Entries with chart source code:
================================
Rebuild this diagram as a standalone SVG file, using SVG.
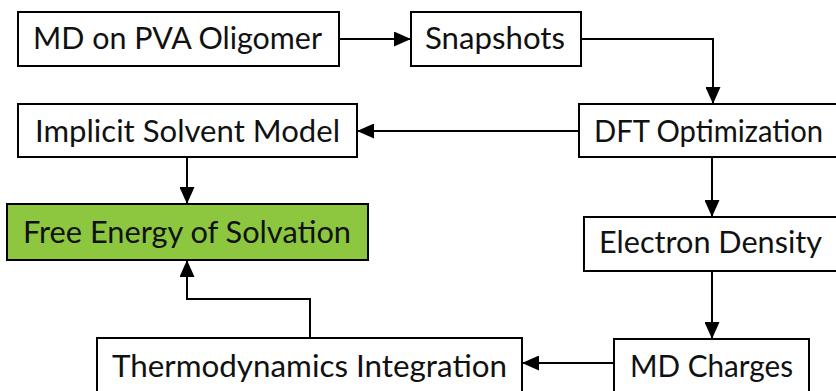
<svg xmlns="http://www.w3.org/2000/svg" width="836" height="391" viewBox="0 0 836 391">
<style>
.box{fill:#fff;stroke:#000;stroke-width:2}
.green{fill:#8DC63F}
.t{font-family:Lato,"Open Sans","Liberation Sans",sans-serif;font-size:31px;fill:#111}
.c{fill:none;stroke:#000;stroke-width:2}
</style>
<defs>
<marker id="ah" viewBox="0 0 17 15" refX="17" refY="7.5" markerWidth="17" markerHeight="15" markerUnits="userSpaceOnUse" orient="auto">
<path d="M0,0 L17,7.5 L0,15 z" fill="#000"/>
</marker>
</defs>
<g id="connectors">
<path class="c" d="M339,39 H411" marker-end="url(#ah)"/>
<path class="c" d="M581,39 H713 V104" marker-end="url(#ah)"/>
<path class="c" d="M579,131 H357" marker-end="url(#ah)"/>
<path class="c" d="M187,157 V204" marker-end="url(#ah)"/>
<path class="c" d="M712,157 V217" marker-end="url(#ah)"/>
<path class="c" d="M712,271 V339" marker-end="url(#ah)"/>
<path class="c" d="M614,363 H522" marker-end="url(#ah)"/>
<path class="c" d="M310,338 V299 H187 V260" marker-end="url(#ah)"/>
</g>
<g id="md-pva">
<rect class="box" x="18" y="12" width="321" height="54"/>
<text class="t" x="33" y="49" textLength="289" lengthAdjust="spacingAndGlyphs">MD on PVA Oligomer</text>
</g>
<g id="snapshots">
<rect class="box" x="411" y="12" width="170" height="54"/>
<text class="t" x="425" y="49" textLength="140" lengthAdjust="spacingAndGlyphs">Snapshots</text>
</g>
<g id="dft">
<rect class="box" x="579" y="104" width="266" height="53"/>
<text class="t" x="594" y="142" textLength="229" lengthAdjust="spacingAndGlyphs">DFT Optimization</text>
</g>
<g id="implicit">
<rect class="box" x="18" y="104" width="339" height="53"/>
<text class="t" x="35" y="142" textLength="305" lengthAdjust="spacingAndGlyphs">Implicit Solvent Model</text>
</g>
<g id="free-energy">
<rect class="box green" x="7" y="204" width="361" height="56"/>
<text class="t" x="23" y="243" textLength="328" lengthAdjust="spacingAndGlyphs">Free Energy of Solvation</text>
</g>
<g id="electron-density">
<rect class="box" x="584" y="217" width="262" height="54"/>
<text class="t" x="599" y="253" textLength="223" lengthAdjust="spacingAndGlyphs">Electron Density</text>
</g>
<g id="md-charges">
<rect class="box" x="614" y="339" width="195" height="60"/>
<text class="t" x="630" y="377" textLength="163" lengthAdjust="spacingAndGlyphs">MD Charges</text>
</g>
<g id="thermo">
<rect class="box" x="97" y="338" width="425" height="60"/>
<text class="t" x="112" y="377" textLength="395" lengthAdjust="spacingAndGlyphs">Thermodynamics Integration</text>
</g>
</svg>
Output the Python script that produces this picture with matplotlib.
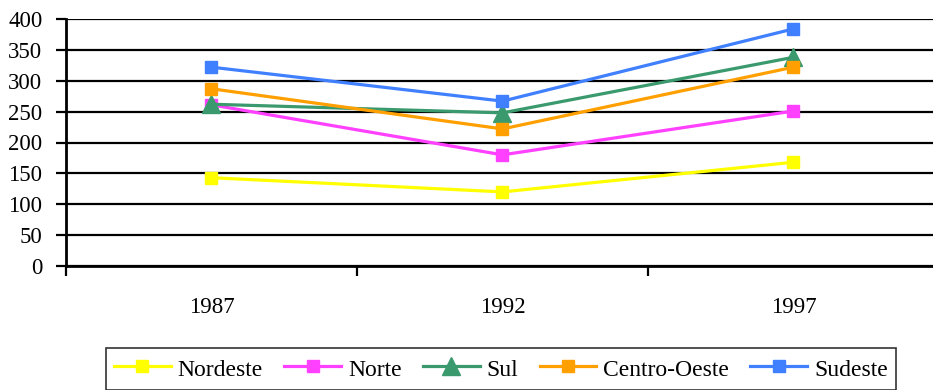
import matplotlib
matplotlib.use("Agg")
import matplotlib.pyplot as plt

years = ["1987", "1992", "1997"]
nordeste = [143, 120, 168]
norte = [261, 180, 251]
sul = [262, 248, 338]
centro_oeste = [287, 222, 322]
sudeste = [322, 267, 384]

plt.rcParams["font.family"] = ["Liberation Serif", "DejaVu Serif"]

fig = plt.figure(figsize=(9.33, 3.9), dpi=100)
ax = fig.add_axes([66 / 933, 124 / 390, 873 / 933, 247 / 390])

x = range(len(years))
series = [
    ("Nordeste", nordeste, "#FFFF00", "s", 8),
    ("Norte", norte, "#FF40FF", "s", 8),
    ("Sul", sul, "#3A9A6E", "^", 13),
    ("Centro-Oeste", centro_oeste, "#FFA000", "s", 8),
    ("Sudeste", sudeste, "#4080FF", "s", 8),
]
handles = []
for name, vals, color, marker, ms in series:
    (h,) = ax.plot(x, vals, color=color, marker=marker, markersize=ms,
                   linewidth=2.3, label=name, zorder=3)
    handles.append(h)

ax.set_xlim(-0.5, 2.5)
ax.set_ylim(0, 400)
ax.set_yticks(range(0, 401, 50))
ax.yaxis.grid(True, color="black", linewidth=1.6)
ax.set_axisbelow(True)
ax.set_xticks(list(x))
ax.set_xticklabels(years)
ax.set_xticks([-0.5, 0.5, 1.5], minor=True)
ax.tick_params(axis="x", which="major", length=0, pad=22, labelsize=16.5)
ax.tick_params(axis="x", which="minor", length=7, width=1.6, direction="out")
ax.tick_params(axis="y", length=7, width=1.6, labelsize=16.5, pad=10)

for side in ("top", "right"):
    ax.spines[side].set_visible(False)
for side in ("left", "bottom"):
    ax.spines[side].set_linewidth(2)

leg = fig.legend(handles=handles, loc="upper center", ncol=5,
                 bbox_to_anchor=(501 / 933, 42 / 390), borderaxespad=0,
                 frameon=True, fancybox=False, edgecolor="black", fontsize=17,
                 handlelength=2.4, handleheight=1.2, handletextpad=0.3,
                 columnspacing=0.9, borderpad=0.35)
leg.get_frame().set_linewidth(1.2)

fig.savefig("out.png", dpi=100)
================================
**Challenge:** Print the records word for word and exclude any picture they hold.

**Reply:**
Rebuild this diagram as a standalone SVG file, using SVG.
<svg xmlns="http://www.w3.org/2000/svg" width="836" height="391" viewBox="0 0 836 391">
<style>
.box{fill:#fff;stroke:#000;stroke-width:2}
.green{fill:#8DC63F}
.t{font-family:Lato,"Open Sans","Liberation Sans",sans-serif;font-size:31px;fill:#111}
.c{fill:none;stroke:#000;stroke-width:2}
</style>
<defs>
<marker id="ah" viewBox="0 0 17 15" refX="17" refY="7.5" markerWidth="17" markerHeight="15" markerUnits="userSpaceOnUse" orient="auto">
<path d="M0,0 L17,7.5 L0,15 z" fill="#000"/>
</marker>
</defs>
<g id="connectors">
<path class="c" d="M339,39 H411" marker-end="url(#ah)"/>
<path class="c" d="M581,39 H713 V104" marker-end="url(#ah)"/>
<path class="c" d="M579,131 H357" marker-end="url(#ah)"/>
<path class="c" d="M187,157 V204" marker-end="url(#ah)"/>
<path class="c" d="M712,157 V217" marker-end="url(#ah)"/>
<path class="c" d="M712,271 V339" marker-end="url(#ah)"/>
<path class="c" d="M614,363 H522" marker-end="url(#ah)"/>
<path class="c" d="M310,338 V299 H187 V260" marker-end="url(#ah)"/>
</g>
<g id="md-pva">
<rect class="box" x="18" y="12" width="321" height="54"/>
<text class="t" x="33" y="49" textLength="289" lengthAdjust="spacingAndGlyphs">MD on PVA Oligomer</text>
</g>
<g id="snapshots">
<rect class="box" x="411" y="12" width="170" height="54"/>
<text class="t" x="425" y="49" textLength="140" lengthAdjust="spacingAndGlyphs">Snapshots</text>
</g>
<g id="dft">
<rect class="box" x="579" y="104" width="266" height="53"/>
<text class="t" x="594" y="142" textLength="229" lengthAdjust="spacingAndGlyphs">DFT Optimization</text>
</g>
<g id="implicit">
<rect class="box" x="18" y="104" width="339" height="53"/>
<text class="t" x="35" y="142" textLength="305" lengthAdjust="spacingAndGlyphs">Implicit Solvent Model</text>
</g>
<g id="free-energy">
<rect class="box green" x="7" y="204" width="361" height="56"/>
<text class="t" x="23" y="243" textLength="328" lengthAdjust="spacingAndGlyphs">Free Energy of Solvation</text>
</g>
<g id="electron-density">
<rect class="box" x="584" y="217" width="262" height="54"/>
<text class="t" x="599" y="253" textLength="223" lengthAdjust="spacingAndGlyphs">Electron Density</text>
</g>
<g id="md-charges">
<rect class="box" x="614" y="339" width="195" height="60"/>
<text class="t" x="630" y="377" textLength="163" lengthAdjust="spacingAndGlyphs">MD Charges</text>
</g>
<g id="thermo">
<rect class="box" x="97" y="338" width="425" height="60"/>
<text class="t" x="112" y="377" textLength="395" lengthAdjust="spacingAndGlyphs">Thermodynamics Integration</text>
</g>
</svg>
Output the Python script that produces this picture with matplotlib.
import matplotlib
matplotlib.use("Agg")
import matplotlib.pyplot as plt

years = ["1987", "1992", "1997"]
nordeste = [143, 120, 168]
norte = [261, 180, 251]
sul = [262, 248, 338]
centro_oeste = [287, 222, 322]
sudeste = [322, 267, 384]

plt.rcParams["font.family"] = ["Liberation Serif", "DejaVu Serif"]

fig = plt.figure(figsize=(9.33, 3.9), dpi=100)
ax = fig.add_axes([66 / 933, 124 / 390, 873 / 933, 247 / 390])

x = range(len(years))
series = [
    ("Nordeste", nordeste, "#FFFF00", "s", 8),
    ("Norte", norte, "#FF40FF", "s", 8),
    ("Sul", sul, "#3A9A6E", "^", 13),
    ("Centro-Oeste", centro_oeste, "#FFA000", "s", 8),
    ("Sudeste", sudeste, "#4080FF", "s", 8),
]
handles = []
for name, vals, color, marker, ms in series:
    (h,) = ax.plot(x, vals, color=color, marker=marker, markersize=ms,
                   linewidth=2.3, label=name, zorder=3)
    handles.append(h)

ax.set_xlim(-0.5, 2.5)
ax.set_ylim(0, 400)
ax.set_yticks(range(0, 401, 50))
ax.yaxis.grid(True, color="black", linewidth=1.6)
ax.set_axisbelow(True)
ax.set_xticks(list(x))
ax.set_xticklabels(years)
ax.set_xticks([-0.5, 0.5, 1.5], minor=True)
ax.tick_params(axis="x", which="major", length=0, pad=22, labelsize=16.5)
ax.tick_params(axis="x", which="minor", length=7, width=1.6, direction="out")
ax.tick_params(axis="y", length=7, width=1.6, labelsize=16.5, pad=10)

for side in ("top", "right"):
    ax.spines[side].set_visible(False)
for side in ("left", "bottom"):
    ax.spines[side].set_linewidth(2)

leg = fig.legend(handles=handles, loc="upper center", ncol=5,
                 bbox_to_anchor=(501 / 933, 42 / 390), borderaxespad=0,
                 frameon=True, fancybox=False, edgecolor="black", fontsize=17,
                 handlelength=2.4, handleheight=1.2, handletextpad=0.3,
                 columnspacing=0.9, borderpad=0.35)
leg.get_frame().set_linewidth(1.2)

fig.savefig("out.png", dpi=100)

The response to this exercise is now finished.